W e’d eat navy beans and rice with ketchup once a week when I was a kid, but somehow there was always money in the budget for my sister and I to take a trip to the bookstore. My parents wanted me to read. And it caught on, sort of. After we moved to Texas in my seventh grade year, we discovered the joy of secondhand book buying. In the Half Price Books store downtown was a treasure of awesome titles.
The only problem was that I didn’t know how to find most of them.
For years, my Dad would take my sister and I to a bookstore, promptly disappear for an hour, then emerge with a war history or procedural novel. I’d wander through the children’s section (too young) or the adult fiction section (too boring), looking for a good story to read. I got very familiar with all of the books on pro football. Sometimes I even snuck into the photography section (wink, wink). Young adult fiction didn’t really exist yet, except for Judy Blume, and no self respecting boy would be caught dead with one of those. But I had no idea how to find a book I liked.
Eventually I started reading Stephen King novels. I wasn’t particularly a fan of horror, but I was thrilled at the allure of swear words, lots of violence, and occasional sex. I couldn’t believe my parents let me get away with it. Horror quickly became the genre with which I had the most familiarity, so for a junior English class short story assignment I wrote a short story called “Hourglass,” about a guy who dreams that he’s in a world of sand. My heavy symbolism didn’t make much sense, then or now, but my teacher apparently thought I could craft a sentence well.

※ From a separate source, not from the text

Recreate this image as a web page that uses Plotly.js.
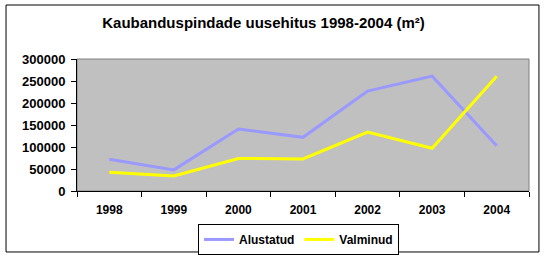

She helped me submit it to a national student literary magazine called Merlyn’s Pen. A few weeks later I was shocked to discover they’d accepted it. My more literary minded classmates were appalled that I had become the only published author in school. The irony was I thought they wrote better than me, and had more worthy subjects.
This victory against stodgy prose propelled me toward a career in writing. I wanted to try reading other styles of books, but it seemed the only two kinds I could find were schlock or what seemed to be a dense thicket of high literate prolixity. I gave up Stephen King as too juvenile, but struggled to find a replacement go-to author.
I needed help navigating the aisles.
I’m a more seasoned reader now, and can easily checkout with six or eight books. But to this day I struggle to find a favorite writer: one who employs a healthy vocabulary yet isn’t purple, one who enjoys plot but not to the detriment of character, and one who eschews tired genres to write about a topic that actually has relevance.
A lot of contemporary writers such as Jennifer Egan and Richard Ford suffer from postmodern vacuity. Jonathan Franzen’s Freedom was a powerful elegy on marriage but I couldn’t wade completely through his earlier book, The Corrections. I enjoy Pat Conroy but he sometimes needs a more rigorous editor. Individual titles from genre writers, such as Ken Follett’s Pillars of the Earth, have caught my attention (though not the sequel). Cormac McCarthy is good, though dark. Often I end up with a reflection on faith, biography, or memoir in my hand, such as the biography on Steve Jobs, something from Don Miller, Laura Hillenbrand’s Unbroken or, currently, Lauren Winner’s Still. I have an equally hard time with industry-specific titles, for example communication or church leadership, as they’re often poorly written rehash of concepts that never seem to create traction.
I don’t want my kids to suffer from the same struggle, a reader who has a hard time finding a great author. Today I mimicked my father’s practice and took my kids to a nearby used bookstore (praise Jesus for Bookmiser), except I scanned the shelves with them, suggesting titles. At checkout, we’d selected $50 worth of new books. My son Christian picked up Harry Potter for the first time (I’ve been waiting on the books and films so I can experience them together with my kids). I am excited about a now more clearly defined young adult target market, though perhaps with less of the ghoulish undead, and have hopes he won’t struggle like a have.
Do other guys have the same issues? I venture to say yes. While in publishing I learned that 85% of book buyers are women. What’s the chicken (or the egg) here? Maybe most buyers are women because publisher notions of the male book reader are so limited. What do you do if you’re a male reader perpetually searching for something between the poles of Sparks and Spillane?
Any recommendations for a favorite author? Any thoughts on other adult male readers? Am I in the minority, or are men actually a massive, untapped market?